Why SAT orders are an eye-opener for SEBI

KS Badri Narayanan Chennai | Updated on September 14, 2019 Published on September 14, 2019

Some Securities Appellate Tribunal orders draw clear boundaries on the jurisdiction and responsibilities of the regulator

The quashing of SEBI’s order against Price Waterhouse in the infamous Satyam Computer Services scam case by the Securities Appellate Tribunal might have left many market participants puzzled.

Given the magnitude of the scam, the general belief among market participants was that the tribunal might uphold SEBI’s order that had barred Price Waterhouse from undertaking any fresh audit or issuing any certificate of audit to listed companies.

Read more: SAT junks SEBI’s order against PriceWaterhouse

However, the SAT bench of Justice Tarun Agarwala and CKG Nair, in a scathing attack, questioned SEBI’s authority to regulate auditing firms and said that a fraud cannot be proved on the basis of recklessness or negligence in audit. All audit firms in the country are regulated by the Institute of Chartered Accountants of India.

“SEBI has no authority to look into the quality of audit and auditing services. SEBI can only take remedial and preventative action. The direction issued is neither remedial nor preventive. But punitive,” SAT said.

Khoday episode

Some of the other SAT orders also draw clear boundaries on the jurisdiction and responsibilities of SEBI. While quashing a SEBI order against Khoday India, which pursued the reduction of capital route to meet the minimum public shareholding norm, the tribunal said the market regulator does not have any power to question the reduction of share capital under Sections 100 to 104 of the Companies Act.

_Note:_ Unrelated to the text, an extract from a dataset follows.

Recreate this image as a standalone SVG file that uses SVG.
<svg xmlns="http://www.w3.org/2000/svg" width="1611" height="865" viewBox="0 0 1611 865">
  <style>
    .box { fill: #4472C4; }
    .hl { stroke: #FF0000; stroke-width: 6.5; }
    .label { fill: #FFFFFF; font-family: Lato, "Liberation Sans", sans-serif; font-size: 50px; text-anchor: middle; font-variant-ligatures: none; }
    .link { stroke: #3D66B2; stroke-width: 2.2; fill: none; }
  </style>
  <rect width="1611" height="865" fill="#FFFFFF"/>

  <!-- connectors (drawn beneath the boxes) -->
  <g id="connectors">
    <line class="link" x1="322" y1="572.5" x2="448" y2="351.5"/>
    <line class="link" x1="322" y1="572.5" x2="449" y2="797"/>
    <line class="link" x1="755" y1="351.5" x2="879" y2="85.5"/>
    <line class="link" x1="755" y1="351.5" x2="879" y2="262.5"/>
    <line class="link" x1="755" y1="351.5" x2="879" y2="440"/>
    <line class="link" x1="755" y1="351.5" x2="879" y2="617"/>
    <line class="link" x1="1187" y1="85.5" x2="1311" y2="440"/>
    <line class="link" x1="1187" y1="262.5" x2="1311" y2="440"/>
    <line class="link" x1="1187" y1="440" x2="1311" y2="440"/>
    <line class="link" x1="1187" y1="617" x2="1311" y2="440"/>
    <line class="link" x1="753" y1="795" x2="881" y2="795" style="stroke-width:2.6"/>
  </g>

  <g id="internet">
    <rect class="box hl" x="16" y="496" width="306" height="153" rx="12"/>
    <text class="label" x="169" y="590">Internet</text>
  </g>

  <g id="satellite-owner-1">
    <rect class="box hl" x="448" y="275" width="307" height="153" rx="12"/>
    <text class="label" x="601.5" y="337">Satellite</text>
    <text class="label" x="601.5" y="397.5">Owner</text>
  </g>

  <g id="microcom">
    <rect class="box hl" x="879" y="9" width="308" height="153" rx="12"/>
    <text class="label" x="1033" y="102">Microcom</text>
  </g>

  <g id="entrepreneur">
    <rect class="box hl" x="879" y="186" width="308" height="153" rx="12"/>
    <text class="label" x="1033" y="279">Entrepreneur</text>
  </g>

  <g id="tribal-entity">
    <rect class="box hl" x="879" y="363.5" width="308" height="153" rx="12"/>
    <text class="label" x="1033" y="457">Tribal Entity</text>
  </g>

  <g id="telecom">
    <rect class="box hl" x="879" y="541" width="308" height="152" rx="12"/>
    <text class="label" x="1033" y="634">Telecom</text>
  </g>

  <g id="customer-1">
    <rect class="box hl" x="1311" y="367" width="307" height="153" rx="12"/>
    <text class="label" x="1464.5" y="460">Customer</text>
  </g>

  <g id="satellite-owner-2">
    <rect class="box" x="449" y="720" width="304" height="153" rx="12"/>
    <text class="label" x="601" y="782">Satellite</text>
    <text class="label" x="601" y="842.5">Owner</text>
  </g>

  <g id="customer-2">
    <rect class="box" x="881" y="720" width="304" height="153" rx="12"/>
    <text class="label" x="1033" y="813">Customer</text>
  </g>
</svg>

Khoday India was pursuing the capital reduction route to meet SEBI’s minimum public shareholding of 25 per cent. However, SEBI (through interim and final orders) directed freezing of voting rights and corporate benefits such as dividend, rights, bonus shares, split, etc, with respect to the excess of proportionate promoter/promoter group shareholding till such time these companies comply with the minimum public shareholding requirement.

In another instance, the tribunal had also directed SEBI to use its powers to pass “ex parte interim order” sparingly and only in “extreme urgent cases”. While setting aside SEBI’s March 1 ex parte order against large commodity traders, including North End Foods Marketing (NEFM), RK Commodities and 24 others, SAT reprimanded the regulator “for not following the principles of natural justice by giving the parties a chance of hearing.”

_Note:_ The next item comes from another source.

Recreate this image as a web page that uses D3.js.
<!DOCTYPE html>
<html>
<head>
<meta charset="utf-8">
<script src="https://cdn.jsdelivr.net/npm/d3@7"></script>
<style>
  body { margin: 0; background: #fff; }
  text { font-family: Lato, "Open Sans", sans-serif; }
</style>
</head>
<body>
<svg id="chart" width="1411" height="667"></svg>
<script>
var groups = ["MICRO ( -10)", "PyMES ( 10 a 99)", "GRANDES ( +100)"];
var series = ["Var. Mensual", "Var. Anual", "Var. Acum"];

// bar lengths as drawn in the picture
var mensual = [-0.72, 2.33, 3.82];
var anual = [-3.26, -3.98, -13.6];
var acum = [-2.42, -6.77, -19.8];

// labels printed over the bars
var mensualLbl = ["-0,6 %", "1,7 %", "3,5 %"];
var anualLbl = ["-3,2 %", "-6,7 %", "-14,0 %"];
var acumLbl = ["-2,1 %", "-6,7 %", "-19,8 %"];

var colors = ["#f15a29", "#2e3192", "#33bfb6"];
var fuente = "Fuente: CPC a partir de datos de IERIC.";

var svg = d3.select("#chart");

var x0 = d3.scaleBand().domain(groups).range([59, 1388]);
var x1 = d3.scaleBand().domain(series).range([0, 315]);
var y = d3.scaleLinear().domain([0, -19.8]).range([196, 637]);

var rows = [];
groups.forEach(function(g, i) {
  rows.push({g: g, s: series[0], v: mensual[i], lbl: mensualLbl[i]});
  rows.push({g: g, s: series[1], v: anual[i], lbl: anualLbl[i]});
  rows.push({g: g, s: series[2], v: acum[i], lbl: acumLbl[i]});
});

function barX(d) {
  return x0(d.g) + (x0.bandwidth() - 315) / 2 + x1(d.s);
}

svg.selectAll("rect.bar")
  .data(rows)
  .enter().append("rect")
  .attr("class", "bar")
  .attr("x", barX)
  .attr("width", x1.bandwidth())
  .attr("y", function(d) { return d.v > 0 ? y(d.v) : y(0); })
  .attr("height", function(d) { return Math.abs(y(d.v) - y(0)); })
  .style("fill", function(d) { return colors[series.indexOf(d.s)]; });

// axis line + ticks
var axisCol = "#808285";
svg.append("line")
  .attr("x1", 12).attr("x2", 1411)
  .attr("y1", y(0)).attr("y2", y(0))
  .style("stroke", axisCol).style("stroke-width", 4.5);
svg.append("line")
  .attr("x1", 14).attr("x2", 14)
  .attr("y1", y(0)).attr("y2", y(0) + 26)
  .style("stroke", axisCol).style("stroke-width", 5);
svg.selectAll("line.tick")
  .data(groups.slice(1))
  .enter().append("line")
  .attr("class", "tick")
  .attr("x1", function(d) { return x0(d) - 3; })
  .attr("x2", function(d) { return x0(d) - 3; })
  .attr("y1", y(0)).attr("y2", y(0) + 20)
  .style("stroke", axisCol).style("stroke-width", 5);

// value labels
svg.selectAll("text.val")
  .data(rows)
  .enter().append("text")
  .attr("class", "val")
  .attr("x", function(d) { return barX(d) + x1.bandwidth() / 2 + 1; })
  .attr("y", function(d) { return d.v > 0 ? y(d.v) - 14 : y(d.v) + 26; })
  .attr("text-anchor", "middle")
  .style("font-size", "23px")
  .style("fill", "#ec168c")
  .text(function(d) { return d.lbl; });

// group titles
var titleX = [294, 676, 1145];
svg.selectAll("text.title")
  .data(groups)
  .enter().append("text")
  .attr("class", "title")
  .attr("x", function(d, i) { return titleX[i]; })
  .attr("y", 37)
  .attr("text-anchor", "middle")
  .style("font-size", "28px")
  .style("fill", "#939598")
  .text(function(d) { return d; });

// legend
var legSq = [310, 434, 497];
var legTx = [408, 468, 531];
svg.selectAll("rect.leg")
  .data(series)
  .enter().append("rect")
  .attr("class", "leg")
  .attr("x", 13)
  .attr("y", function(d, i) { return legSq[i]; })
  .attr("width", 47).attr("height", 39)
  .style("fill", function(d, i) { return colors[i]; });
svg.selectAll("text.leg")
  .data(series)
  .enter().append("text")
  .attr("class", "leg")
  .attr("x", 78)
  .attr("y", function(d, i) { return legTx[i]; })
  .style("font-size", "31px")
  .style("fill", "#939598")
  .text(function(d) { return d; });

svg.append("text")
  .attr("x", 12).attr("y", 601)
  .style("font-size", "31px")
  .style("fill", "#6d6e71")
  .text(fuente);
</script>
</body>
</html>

An ex parte injunction is mainly a direction, command to restrain, granted after hearing only one party in matters of ‘urgency’, without a notice to the other parties involved.

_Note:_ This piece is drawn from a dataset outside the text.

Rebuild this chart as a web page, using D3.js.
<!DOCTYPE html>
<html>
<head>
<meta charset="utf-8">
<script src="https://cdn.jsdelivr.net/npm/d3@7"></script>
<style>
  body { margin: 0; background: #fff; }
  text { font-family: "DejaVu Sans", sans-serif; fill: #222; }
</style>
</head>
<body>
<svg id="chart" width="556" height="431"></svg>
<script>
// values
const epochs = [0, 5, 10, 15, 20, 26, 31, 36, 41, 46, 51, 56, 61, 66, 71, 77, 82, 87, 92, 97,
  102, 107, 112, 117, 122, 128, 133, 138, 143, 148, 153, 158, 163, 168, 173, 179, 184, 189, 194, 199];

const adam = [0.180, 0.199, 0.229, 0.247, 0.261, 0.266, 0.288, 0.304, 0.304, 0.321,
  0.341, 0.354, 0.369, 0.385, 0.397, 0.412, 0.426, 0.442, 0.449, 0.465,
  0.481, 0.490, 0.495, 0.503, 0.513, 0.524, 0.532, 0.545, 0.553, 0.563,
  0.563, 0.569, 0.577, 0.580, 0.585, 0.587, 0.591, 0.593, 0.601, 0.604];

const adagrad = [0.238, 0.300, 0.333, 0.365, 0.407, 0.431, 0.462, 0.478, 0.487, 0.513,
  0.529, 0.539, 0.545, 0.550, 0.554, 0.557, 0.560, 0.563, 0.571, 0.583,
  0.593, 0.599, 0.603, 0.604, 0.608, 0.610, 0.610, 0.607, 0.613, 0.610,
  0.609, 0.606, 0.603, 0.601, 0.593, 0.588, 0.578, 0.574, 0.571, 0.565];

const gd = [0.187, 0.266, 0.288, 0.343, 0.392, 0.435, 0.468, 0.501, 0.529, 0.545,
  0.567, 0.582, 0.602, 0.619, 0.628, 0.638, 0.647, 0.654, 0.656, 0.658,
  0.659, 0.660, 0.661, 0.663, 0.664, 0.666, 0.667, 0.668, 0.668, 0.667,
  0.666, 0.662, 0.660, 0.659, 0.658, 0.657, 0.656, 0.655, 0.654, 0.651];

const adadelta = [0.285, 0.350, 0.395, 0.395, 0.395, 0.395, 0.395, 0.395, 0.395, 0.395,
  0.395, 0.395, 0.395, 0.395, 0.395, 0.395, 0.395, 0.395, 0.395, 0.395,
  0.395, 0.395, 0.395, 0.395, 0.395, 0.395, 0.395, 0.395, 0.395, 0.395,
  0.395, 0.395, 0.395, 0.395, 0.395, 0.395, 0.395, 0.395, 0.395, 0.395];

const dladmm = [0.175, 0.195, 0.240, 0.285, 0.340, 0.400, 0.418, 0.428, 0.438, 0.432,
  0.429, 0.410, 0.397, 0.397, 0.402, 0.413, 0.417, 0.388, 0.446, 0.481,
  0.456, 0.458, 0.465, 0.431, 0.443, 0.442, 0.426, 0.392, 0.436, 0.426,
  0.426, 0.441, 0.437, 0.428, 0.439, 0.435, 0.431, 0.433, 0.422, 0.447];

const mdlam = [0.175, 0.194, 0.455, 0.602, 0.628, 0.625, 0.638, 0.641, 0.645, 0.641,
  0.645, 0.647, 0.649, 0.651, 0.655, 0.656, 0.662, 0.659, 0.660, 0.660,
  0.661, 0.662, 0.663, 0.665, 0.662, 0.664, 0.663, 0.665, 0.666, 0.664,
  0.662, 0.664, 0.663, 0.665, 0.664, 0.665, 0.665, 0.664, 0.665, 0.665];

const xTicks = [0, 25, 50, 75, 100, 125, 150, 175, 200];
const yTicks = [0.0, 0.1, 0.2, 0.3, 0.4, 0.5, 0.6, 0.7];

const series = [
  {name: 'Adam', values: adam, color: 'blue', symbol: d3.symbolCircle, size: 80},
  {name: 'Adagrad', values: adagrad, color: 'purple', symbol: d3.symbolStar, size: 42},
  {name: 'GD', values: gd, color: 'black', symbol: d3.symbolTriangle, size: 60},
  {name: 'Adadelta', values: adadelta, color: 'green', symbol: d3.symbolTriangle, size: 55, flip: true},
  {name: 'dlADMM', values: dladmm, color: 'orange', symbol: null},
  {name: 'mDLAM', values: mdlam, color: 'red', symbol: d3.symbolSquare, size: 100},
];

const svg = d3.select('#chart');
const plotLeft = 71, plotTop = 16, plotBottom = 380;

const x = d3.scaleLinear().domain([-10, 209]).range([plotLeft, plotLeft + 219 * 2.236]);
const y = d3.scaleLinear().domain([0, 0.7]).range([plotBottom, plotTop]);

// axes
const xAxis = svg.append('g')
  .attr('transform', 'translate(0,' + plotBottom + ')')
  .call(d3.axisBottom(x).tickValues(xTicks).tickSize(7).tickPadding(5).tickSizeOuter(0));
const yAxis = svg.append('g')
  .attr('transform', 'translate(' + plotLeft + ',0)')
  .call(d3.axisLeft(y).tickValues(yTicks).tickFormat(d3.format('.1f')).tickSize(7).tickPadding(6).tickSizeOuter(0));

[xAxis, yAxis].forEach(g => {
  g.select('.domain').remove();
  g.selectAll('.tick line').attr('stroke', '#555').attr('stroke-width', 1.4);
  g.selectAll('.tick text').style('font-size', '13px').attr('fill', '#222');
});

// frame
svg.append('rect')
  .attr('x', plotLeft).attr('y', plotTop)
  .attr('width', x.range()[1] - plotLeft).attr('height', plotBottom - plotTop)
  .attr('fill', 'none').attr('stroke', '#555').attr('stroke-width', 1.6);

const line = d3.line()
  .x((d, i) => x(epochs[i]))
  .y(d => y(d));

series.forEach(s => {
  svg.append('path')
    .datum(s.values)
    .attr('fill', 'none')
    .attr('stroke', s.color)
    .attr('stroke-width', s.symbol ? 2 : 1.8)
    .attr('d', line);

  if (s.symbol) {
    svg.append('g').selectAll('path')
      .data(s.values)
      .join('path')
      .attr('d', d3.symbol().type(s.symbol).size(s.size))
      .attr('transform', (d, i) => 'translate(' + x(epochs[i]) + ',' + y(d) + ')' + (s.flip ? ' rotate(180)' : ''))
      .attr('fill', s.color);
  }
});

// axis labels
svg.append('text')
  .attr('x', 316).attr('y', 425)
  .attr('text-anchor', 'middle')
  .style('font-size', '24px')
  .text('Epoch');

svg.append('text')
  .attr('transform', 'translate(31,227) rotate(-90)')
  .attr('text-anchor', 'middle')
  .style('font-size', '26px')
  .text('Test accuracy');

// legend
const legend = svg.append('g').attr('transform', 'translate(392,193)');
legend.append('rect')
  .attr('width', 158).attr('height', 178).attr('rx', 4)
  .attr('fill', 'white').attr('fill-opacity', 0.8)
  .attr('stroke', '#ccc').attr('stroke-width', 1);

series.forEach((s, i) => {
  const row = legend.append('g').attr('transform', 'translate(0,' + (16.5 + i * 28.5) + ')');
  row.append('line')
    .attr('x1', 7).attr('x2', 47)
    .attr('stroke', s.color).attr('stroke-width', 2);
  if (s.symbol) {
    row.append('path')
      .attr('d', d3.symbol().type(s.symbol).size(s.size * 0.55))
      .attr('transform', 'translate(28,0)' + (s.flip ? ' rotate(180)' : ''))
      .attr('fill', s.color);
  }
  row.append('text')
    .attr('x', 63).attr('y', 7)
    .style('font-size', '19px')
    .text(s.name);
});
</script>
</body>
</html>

SAT had observed that although SEBI was empowered to take measures “as it deemed fit” for investor protection under Section 11A/11B, “it does not mean that in every case, an ex parte interim order should be passed on the pretext that it was imminent to pass such interim order to protect the interest of the investor or securities market.”

Need for dos & don’ts

These are some instances which clearly point out SEBI’s powers and functions. The market regulator should stick to the rule book while passing orders to avoid unnecessary embarrassment. A clear set of dos and don’ts for adjudicating officers, whole-time members and officers while passing orders could help SEBI breach the SAT wall. SEBI can also seek an informal guidance or advice from SAT (or other legal experts) on certain cases, which could help it in better decision-making.